Everyday people were featured in the “Indivisible” exhibition too, with two young sisters, Janie and Elliotte, discussing their young bouts with identity tension. Elliotte remembers Janie coming home from school, devastated about children teasing their family’s char siu bao, a Cantonese pork-filled bun that she brought for lunch. Janie speaks on the experience as well, innocently holding her favorite chicken while discussing the harmful experience.
Rowena, an older member of Albaugh’s project, discussed how the aftermath of immigration alters parent-child dynamics. She remembers the shifting power dynamic with her father as she pulled from her middle and high school English classes to translate documents to Tagalog, the national language of the Philippines. Rowena called herself a member of the “1.5 generation,” those who are born in the native country then emigrate to Western countries.
Food is one of the most popular aspects within the Asian diaspora.
The panel discussion deepened the exhibition’s look into the relationship with food, and how, in most cases, elders chastising children in the name of body image can lead to a complicated relationship with eating.
Cullitan painted a portrait of a wandering person in an open kitchen space in a black one-piece swimsuit, a metaphor to body image, eating habits and its tension with the strong ties to food in Asian cultures.
“I can’t help but think of this back and forth of ‘Oh you have to eat, here’s another plate of food,’ and then turn around and go ‘You probably shouldn’t eat that much, you’re gaining a little weight,’ ” Cullitan said. “So maybe I don’t have a good relationship with food and, now, there’s this weird discussion between loving food but also having to conform to look a certain way.”
Along with the artists, Jade Faletoi served as a special guest and discussed her identity from the perspective of a Samoan woman on the panel.
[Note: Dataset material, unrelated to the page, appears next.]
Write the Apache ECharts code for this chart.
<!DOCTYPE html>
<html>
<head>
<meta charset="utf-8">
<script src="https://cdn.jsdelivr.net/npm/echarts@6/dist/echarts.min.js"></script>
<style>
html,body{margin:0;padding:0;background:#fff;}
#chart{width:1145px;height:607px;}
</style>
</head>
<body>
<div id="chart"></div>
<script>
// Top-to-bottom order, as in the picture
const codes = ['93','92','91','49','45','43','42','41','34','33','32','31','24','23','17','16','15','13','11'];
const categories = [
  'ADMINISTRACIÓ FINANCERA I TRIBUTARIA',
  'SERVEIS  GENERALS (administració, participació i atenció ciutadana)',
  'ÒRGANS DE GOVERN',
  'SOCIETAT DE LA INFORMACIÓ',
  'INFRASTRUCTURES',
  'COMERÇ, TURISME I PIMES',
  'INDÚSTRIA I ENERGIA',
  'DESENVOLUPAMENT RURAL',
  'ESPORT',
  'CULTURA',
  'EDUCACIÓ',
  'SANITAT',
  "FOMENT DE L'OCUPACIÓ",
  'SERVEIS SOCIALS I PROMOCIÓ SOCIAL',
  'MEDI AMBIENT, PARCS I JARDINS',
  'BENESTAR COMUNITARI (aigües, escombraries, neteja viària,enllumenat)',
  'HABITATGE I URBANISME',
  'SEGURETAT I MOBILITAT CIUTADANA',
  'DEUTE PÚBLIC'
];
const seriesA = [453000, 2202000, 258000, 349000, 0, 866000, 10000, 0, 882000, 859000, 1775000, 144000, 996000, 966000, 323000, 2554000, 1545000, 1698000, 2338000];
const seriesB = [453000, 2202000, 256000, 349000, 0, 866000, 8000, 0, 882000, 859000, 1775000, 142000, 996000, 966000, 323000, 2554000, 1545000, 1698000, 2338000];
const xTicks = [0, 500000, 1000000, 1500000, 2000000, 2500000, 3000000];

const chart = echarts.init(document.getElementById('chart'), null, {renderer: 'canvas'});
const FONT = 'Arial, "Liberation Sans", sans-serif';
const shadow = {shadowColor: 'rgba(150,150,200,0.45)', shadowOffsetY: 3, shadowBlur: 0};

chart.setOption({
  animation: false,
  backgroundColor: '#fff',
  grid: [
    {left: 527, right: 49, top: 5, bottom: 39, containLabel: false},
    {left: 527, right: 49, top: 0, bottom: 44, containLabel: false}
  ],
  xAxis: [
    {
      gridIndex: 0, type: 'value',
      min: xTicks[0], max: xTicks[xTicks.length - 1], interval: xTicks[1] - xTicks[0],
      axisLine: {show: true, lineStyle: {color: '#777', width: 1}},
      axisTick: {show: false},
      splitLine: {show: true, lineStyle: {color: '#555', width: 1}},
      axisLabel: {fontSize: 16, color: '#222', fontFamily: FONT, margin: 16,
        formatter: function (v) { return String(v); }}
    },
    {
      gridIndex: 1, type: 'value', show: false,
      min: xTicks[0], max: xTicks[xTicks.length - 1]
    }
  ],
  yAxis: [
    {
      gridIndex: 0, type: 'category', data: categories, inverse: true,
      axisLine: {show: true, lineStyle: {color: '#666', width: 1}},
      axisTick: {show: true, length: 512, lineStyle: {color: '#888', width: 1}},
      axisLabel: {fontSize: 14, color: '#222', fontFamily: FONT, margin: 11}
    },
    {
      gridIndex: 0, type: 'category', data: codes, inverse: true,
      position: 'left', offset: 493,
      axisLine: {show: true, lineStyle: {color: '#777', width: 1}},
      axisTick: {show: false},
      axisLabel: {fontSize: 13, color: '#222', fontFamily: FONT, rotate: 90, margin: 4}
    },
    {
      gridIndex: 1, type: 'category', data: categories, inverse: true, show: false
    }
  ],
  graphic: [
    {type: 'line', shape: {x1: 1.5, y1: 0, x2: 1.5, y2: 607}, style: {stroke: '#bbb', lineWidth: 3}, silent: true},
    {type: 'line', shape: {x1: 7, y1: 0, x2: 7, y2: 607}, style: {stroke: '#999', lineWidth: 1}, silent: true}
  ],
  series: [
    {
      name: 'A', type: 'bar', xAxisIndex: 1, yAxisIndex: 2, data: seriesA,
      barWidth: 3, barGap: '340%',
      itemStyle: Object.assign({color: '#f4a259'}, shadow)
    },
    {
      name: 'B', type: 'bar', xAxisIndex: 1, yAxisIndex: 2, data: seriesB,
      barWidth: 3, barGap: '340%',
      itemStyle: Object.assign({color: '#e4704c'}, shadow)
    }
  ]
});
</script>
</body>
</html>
Faletoi’s perspective helped attendees understand how Samoan Americans are affected by current American colonization of their island.
“American Samoa could get better food, fresher and cheaper food from the surrounding island nations, but because of the (U.S. import) law … we have to wait for food to come from the U.S. and since it’s from the U.S. it’s not good food for us,” she said. “… That causes a lot of issues in things like rates for diabetes. Those things are pretty high for us because of the types of food that we get.”
The panel also discussed their journey to healing and reclaiming their identities, including the inspirations of their work and how they build community in Spokane.
“You hear things like, ‘Just be kind to each other, it will go away,’ and I used to live in Oklahoma and there were lots of real kind people but they would never vote for anything in my favor though,” Albaugh said. “There’s this understanding that needs to happen about how to actually approach racism, and I think that these projects for me were the first steps in exploring that.”
Editor’s Note: APIC is an advocacy group for Asian and Asian American communities, not the Pacific Islander and Hawaiians. The name of the “I Am” project is “Indivisible.” Mortel’s documentary is “Dear Nanay” not “Nayna.” Corrections have been made to reflect that.